This is our project for CSCE474/874 Intro to Data Mining. Our project is to identify human activities.
- It contains fft.py. It calculates fft and plot data both in frequency domain and time domain. To use fft.py, simply put data file as argument. For example, python fft.py $PROJECT/data/run1.csv.
- preprocess.py is to extract our raw data to formatted data with features as attributes.
- We completely separate DC component from other FFT samples because this value(fft[0]) is very large and also very important to evaluate as a new feature.
- One of the features is called Power, this feature is the power of all frequency coefficients except the DC component.
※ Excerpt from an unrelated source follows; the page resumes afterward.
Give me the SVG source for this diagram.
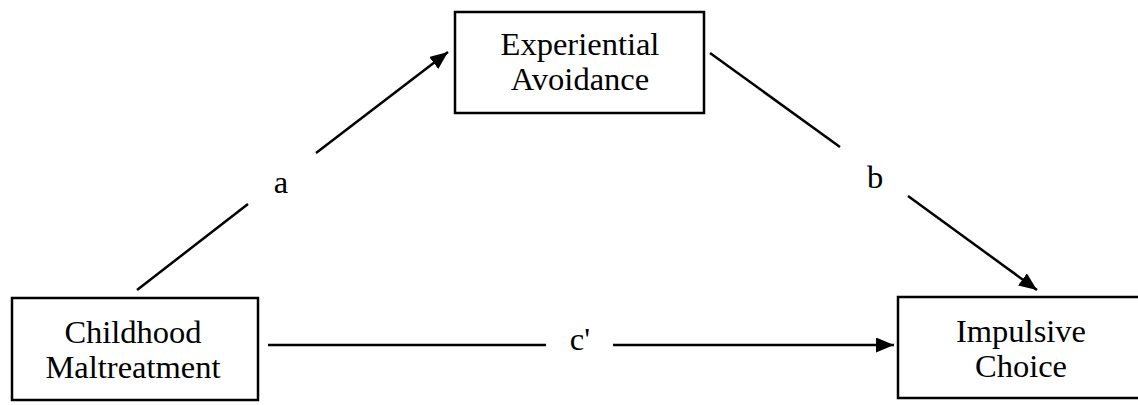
<svg xmlns="http://www.w3.org/2000/svg" width="1138" height="405" viewBox="0 0 1138 405">
<style>
.box{fill:#fff;stroke:#000;stroke-width:2.5}
.t{font-family:"Liberation Serif","Times New Roman",serif;font-size:32.5px;fill:#000;text-anchor:middle}
.ln{stroke:#000;stroke-width:2.5;fill:none}
</style>
<defs>
<marker id="ah" markerUnits="userSpaceOnUse" markerWidth="19" markerHeight="15" refX="18" refY="7.5" orient="auto">
<path d="M0,0 L18,7.5 L0,15 z" fill="#000"/>
</marker>
</defs>
<rect width="1138" height="405" fill="#fff"/>
<g id="connectors">
<line class="ln" x1="137" y1="290" x2="248" y2="204"/>
<line class="ln" x1="316" y1="153" x2="448" y2="52" marker-end="url(#ah)"/>
<line class="ln" x1="710" y1="53" x2="840" y2="147"/>
<line class="ln" x1="908" y1="196" x2="1037" y2="290" marker-end="url(#ah)"/>
<line class="ln" x1="268" y1="345" x2="546" y2="345"/>
<line class="ln" x1="613" y1="345" x2="894" y2="345" marker-end="url(#ah)"/>
<text class="t" x="281" y="193">a</text>
<text class="t" x="875" y="188">b</text>
<text class="t" x="580" y="350">c'</text>
</g>
<g id="experiential">
<rect class="box" x="455" y="12" width="249" height="101"/>
<text class="t" x="580" y="55">Experiential</text>
<text class="t" x="580" y="90">Avoidance</text>
</g>
<g id="childhood">
<rect class="box" x="12" y="298" width="246" height="102"/>
<text class="t" x="133" y="343">Childhood</text>
<text class="t" x="133" y="378">Maltreatment</text>
</g>
<g id="impulsive">
<rect class="box" x="898" y="297" width="247" height="101"/>
<text class="t" x="1021" y="342">Impulsive</text>
<text class="t" x="1021" y="377">Choice</text>
</g>
</svg>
We identify the values of this feature are relatively small (10^-5~10^-6), and therefore we use logarithmic of base 10 to represent this feature.
- hmm.py implements Gaussian HMM model by hmmlearn library https://github.com/hmmlearn/hmmlearn. It can handle any data time even like continuous time series. It plots four figures. The first figure is estimated state sequence from training data; the second figure is actual labels from training data; the third figure is estimated state sequence from test data; the fourth figure is actual labels from test data.
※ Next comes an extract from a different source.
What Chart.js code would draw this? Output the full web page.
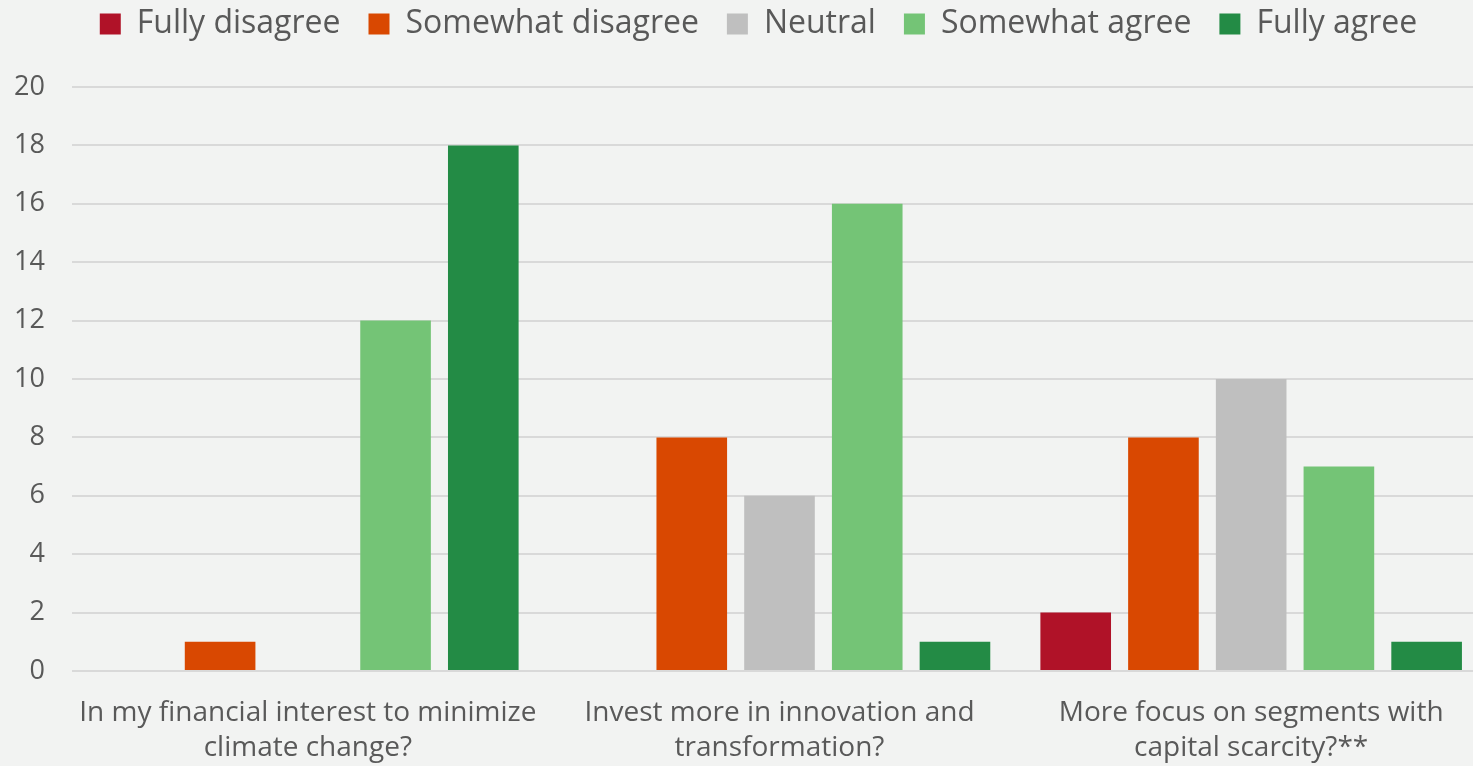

- test_hmm.py is an example provided in seqlearn library https://github.com/larsmans/seqlearn. This library is lack of maintainance and has been deprecated from scikit-tool. Additionally, it can only support nominal data type (MultinominalHMM). We consider it not appropriate for our research. But this toy test program help us get more depth of understanding HMM.
- It contains collected data from SensorLog.
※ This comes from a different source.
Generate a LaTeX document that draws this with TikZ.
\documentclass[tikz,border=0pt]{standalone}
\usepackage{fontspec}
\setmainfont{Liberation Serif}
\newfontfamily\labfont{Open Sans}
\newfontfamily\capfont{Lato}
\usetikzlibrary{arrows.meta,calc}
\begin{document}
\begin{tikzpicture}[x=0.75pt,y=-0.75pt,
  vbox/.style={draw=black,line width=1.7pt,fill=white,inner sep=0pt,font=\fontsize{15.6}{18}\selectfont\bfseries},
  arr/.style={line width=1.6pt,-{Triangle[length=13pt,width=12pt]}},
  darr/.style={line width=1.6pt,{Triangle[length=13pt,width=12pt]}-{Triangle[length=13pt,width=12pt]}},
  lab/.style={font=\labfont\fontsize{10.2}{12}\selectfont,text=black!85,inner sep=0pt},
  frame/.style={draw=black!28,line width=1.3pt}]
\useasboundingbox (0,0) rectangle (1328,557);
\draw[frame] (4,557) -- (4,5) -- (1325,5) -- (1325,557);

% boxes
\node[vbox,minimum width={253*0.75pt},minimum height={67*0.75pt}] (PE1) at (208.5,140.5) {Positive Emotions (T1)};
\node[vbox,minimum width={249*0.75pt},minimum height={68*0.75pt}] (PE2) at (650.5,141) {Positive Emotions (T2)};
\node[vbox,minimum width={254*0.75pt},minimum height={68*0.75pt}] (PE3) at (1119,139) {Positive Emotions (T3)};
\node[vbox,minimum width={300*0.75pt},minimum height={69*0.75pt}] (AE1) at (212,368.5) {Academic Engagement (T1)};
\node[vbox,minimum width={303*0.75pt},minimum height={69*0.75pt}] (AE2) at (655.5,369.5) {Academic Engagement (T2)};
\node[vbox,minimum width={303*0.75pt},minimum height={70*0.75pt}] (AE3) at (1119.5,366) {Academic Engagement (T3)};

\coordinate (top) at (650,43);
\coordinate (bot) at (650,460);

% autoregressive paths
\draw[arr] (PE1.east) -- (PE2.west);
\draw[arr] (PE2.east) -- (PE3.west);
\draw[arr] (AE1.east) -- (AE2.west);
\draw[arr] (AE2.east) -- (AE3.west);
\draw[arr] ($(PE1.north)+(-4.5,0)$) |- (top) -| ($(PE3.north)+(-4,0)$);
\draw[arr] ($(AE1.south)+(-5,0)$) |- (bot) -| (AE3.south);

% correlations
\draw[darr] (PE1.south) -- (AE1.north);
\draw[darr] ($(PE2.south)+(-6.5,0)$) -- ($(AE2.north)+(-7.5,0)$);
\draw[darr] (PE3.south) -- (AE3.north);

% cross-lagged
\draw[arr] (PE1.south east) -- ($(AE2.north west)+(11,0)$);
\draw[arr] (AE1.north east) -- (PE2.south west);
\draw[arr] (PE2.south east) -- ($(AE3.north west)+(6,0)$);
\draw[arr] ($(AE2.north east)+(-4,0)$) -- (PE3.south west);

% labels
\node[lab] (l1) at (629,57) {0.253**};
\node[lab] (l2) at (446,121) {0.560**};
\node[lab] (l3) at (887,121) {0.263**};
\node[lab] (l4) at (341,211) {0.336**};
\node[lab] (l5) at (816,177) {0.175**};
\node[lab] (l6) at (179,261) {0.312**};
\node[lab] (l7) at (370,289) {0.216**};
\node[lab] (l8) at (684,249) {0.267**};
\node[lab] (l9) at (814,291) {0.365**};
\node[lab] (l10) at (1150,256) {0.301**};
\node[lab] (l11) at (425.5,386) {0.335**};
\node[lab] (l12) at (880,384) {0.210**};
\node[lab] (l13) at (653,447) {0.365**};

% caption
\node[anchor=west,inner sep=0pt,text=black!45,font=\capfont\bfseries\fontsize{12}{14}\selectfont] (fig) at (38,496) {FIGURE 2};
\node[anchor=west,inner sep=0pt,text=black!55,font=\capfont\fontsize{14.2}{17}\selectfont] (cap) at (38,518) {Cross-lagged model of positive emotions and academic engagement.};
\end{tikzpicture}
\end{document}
- In preprocess.py, it needs to search the filename to identify activities. Please make sure your data file name contain an "activity". For example, run123.csv and myrun.csv are good file names for activity RUN.
- In genfile.sh, it uses data file set {1,2,3,4} to train the model, and test on the data set {5}. In case we would collect more data in future, please modify this file to generate data and test files.